The finished curry was fragrant, with the flavour of the spices brought out by the fresh ginger. We managed to get 3 meals out of the $20 kit so it was not expensive either—a great option if you have the time to prepare it.

Ray's balti chicken curry.

Comparison with Supermarket Shopping

What if, for argument's sake, I already had Ray's recipes, and decided to get the ingredients from the supermarket myself?

I plugged the items for the Thai style fish into Countdown's online shopping website and the total came to $75.94, including a delivery fee of $15.75. Excluding delivery, it was $60.19. The fish foodkit only cost $45, so it compares very favourably. Of course, you would end up with leftovers when you buy from the supermarket. For instance, you only need one tablespoon of fish sauce, not a whole bottle.

I tried again, this time assuming you already have the sauces and garlic at home, and grow your own limes, mint and coriander. This reduced shopping cart would cost you less than the Farro Foodkit, but not by that much if you include delivery for both.

Minimal shopping from supermarket for Thai style fish meal.

Entering the ingredients for the chicken curry gave me a similar result, even though Countdown didn't have a free range option for the boneless chicken thigh, so I had to substitute a cheaper item.


Farro Foodkits produce high-quality, inexpensive and delicious meals, but you are essentially cooking from scratch, so you need more time to prepare them than the previously reviewed WOOP dinners. If your chopping skills are not honed and sharpened, you are likely take longer than the recipe suggests too, unless you have a helper in the kitchen.

The service offers more flexibility with delivery dates than I have seen elsewhere, and there is no minimum order or ongoing subscription. You do, however, need to spend time choosing what meal(s) you want, and take note of whether extra ingredients are required (e.g. rice for curry).

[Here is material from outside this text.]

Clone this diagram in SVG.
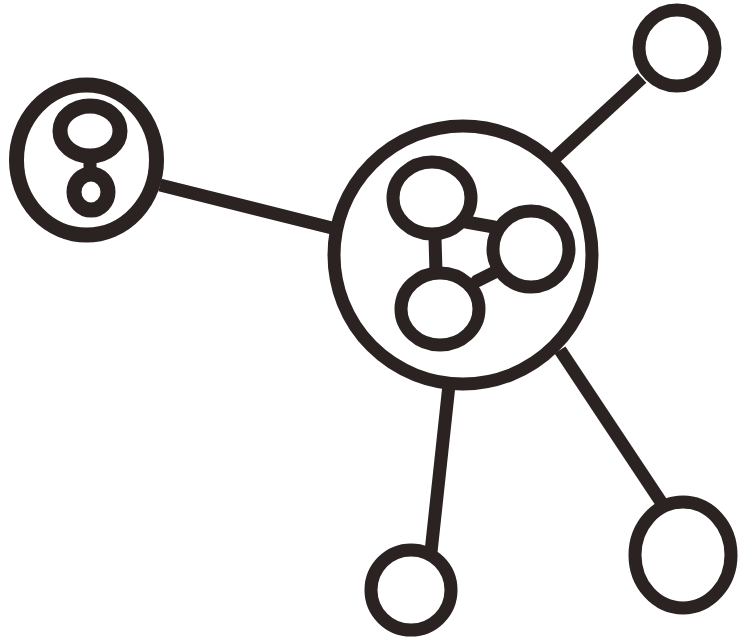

I liked the fact that you can purchase additional salads or grocery items such as bread and milk, even though it adds extra steps to the ordering process. Also, you can reuse the recipes, because even when ingredients have been premixed, you are told how much of each component went into it.

Overall, Farro Foodkits are great if you want a tasty and healthy home-cooked meal, and can spare the time and energy to prepare it. It can be cheaper and more convenient than buying ingredients from the supermarket, and you can be pretty sure the result will be good. You will have fun in the kitchen and maybe learn some things too. If only we weren't always so tired and hungry when we get home from work!


  1. What a great review! A lot of people at my work use services like this for dinner and they often have delicious leftovers for lunch. I'm quite surprised that the price difference between the Farro foodkit is not much more expensive than doing your own shopping - good investigative skills!

    1. I was surprised how reasonable the prices were too - the subscription services often cost 50% more. I guess the difference is that with a subscription service, they need to make sure they offer you something new every day, so there's a lot of work creating and testing recipes. With Farro Foodkits, on the other hand, there is already a pool of developed recipes, and there is no need to come up with a fresh one until the next season, and even then I suspect they reuse many of the old recipes. Also, with WOOP at least, they do a lot of the prep for you (premade sauces or pre-cooked rice) so there's a time and packaging cost that needs to be taken into account too.